Thursday, February 16, 2017

Alan Cober and Friends

When I visited the Norman Rockwell Museum last summer, it wasn't originally to see the Rockwell art. I had heard they were hosting an exhibit of work by illustrator Alan Cober, one of my all-time favorites (written about here).

Well, it turned out it wasn't just about Cober's work. While the exhibit contained a collection of Cober's notebooks and sketchbooks, it was accompanied by a number of other works by 20th century illustrators who moved illustration from the pictorial tradition of Rockwell to the provocative works we know today.

I only took a few photos, but here they are.


This self-portrait is from 1997, the year before Cober died at age 63. This was the accompanying text:

Alan E. Cober was a fearless and inventive artist who brought the precepts of modernism to published illustration. He rejected realism in favor of an expressive, symbolic approach to his art, which was designed to enhance and interpret rather than mimic textual content.
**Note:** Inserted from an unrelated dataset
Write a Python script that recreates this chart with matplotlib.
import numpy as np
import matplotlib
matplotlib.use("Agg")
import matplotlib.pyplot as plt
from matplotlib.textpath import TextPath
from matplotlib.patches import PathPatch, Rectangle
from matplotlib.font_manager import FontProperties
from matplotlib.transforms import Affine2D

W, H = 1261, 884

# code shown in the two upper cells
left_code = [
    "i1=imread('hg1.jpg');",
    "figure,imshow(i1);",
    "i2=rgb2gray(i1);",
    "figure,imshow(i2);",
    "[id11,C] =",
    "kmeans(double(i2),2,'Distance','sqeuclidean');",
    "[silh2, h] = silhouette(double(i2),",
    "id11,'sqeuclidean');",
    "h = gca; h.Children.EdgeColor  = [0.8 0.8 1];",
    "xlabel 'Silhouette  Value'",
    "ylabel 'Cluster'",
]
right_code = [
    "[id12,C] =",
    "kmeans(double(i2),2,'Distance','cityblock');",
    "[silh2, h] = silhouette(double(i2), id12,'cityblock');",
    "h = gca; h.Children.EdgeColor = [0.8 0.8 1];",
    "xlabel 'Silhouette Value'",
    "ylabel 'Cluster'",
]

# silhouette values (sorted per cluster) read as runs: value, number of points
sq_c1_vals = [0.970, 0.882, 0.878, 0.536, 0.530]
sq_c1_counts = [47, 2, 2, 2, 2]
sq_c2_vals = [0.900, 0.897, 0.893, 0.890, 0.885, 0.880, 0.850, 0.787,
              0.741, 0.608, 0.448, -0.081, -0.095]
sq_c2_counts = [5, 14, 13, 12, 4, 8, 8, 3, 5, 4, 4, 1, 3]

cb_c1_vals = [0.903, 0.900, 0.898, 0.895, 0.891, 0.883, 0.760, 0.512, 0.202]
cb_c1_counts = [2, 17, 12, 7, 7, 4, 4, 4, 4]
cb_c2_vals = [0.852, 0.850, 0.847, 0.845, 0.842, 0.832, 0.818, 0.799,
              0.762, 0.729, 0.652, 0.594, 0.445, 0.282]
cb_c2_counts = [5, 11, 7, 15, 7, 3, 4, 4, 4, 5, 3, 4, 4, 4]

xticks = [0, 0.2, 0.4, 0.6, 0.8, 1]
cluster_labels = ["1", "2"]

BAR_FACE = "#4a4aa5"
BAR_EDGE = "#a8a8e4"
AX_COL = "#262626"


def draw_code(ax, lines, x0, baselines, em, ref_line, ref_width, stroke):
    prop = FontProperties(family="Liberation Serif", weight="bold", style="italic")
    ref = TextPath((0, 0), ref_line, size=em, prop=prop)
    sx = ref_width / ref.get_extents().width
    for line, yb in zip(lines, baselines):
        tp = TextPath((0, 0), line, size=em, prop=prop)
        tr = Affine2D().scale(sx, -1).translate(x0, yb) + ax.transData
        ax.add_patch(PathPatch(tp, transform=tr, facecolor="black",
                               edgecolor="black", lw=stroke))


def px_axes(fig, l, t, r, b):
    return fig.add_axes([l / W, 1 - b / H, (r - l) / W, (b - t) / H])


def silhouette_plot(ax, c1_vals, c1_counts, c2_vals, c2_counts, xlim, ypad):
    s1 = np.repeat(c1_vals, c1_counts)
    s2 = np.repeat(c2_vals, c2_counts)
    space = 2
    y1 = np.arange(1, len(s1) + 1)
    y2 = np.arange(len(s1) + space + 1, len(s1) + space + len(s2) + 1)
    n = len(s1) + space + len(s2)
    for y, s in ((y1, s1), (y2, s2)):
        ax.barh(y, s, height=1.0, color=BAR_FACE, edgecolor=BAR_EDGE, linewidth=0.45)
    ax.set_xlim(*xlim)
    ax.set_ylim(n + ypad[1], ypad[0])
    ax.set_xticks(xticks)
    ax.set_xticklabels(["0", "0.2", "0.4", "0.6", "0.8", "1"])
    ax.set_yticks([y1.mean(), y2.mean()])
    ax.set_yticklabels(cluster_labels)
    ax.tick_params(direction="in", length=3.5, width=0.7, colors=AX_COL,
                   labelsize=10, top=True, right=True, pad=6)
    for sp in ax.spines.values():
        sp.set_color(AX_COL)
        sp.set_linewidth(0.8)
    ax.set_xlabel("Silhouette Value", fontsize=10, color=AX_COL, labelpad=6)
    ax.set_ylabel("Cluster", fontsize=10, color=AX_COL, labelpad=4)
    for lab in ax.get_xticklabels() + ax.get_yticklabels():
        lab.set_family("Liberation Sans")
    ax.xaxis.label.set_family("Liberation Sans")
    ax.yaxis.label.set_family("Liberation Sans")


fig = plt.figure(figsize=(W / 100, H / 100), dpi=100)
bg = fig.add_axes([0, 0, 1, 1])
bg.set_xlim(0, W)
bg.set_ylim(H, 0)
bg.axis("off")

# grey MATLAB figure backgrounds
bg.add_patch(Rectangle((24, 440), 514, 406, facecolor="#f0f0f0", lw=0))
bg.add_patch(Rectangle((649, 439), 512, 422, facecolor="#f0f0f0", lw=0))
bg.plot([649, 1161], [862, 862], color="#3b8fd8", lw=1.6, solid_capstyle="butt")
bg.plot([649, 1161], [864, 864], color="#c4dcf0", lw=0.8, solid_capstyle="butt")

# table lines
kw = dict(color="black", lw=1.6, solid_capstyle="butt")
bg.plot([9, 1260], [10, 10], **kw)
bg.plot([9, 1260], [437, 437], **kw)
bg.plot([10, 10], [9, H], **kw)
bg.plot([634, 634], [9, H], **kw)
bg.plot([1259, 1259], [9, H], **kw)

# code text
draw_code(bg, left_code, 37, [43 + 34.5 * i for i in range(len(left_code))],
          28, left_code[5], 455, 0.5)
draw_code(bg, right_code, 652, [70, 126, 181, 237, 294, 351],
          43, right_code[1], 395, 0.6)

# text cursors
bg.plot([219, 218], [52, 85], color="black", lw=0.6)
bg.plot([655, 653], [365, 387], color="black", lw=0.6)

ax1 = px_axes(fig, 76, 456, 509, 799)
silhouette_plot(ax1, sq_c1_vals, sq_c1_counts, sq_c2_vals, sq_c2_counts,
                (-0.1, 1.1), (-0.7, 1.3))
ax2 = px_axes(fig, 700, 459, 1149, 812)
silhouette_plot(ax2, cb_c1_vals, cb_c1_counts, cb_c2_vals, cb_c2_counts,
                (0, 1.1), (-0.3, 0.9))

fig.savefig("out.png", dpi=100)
In this captivating self-portrait, one of his last major works, skulls, skeletons, and shamanistic figures surround him — odd forebearers of the artist’s passing in 1998.
A case nearby held one of his president sketchbooks from 1980:


With this accompanying text:
A spiritual descendant of the nineteenth and twentieth century artist/journalis, Alan E. Cober loved to draw, and he filled hundreds of sketchbooks with everything from observational sketches and notations to more complete paintings. This compelling visual journal followed Jimmy Carter’s unsuccessful second-term presidential campaign, and was signed by Carter himself. Cover’s sketchbooks also captured the experiences of institutionalized psychiatric patients, prison inmates, and the elderly — drawings published in The Forgotten Society, a book released by Dover Books in 1972 and reissued in 2011.
Cober kept special notebooks where he made sketches of friends and family on their birthdays:


It's a lousy photo but an inspirational idea.
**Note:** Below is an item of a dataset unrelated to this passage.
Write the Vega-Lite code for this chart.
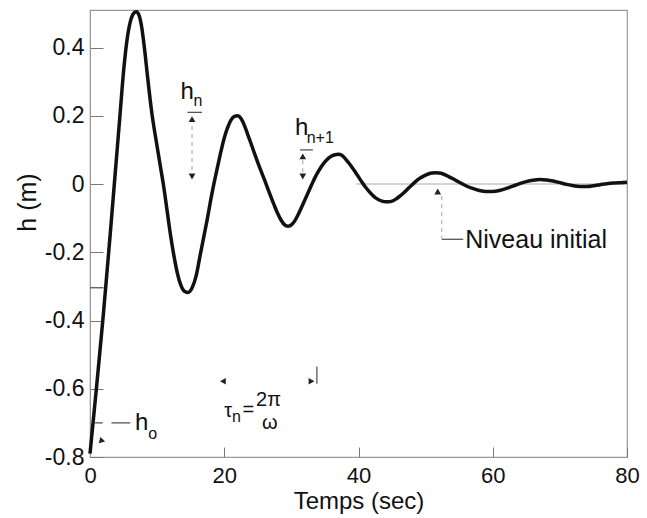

I recorded only two of the images by other illustrators:


Brad Holland
The Metaphysician, 1991
Holland's career started in 1967, emphasizing the visual metaphor rather than literal representation or the rendering of other people’s ideas.


Anita Kunz
Silent Night, Endless Fight, 2005 (New Yorker cover)

Wow, that is a piece of art that does everything right, and that I bet could unite Red and Blue America.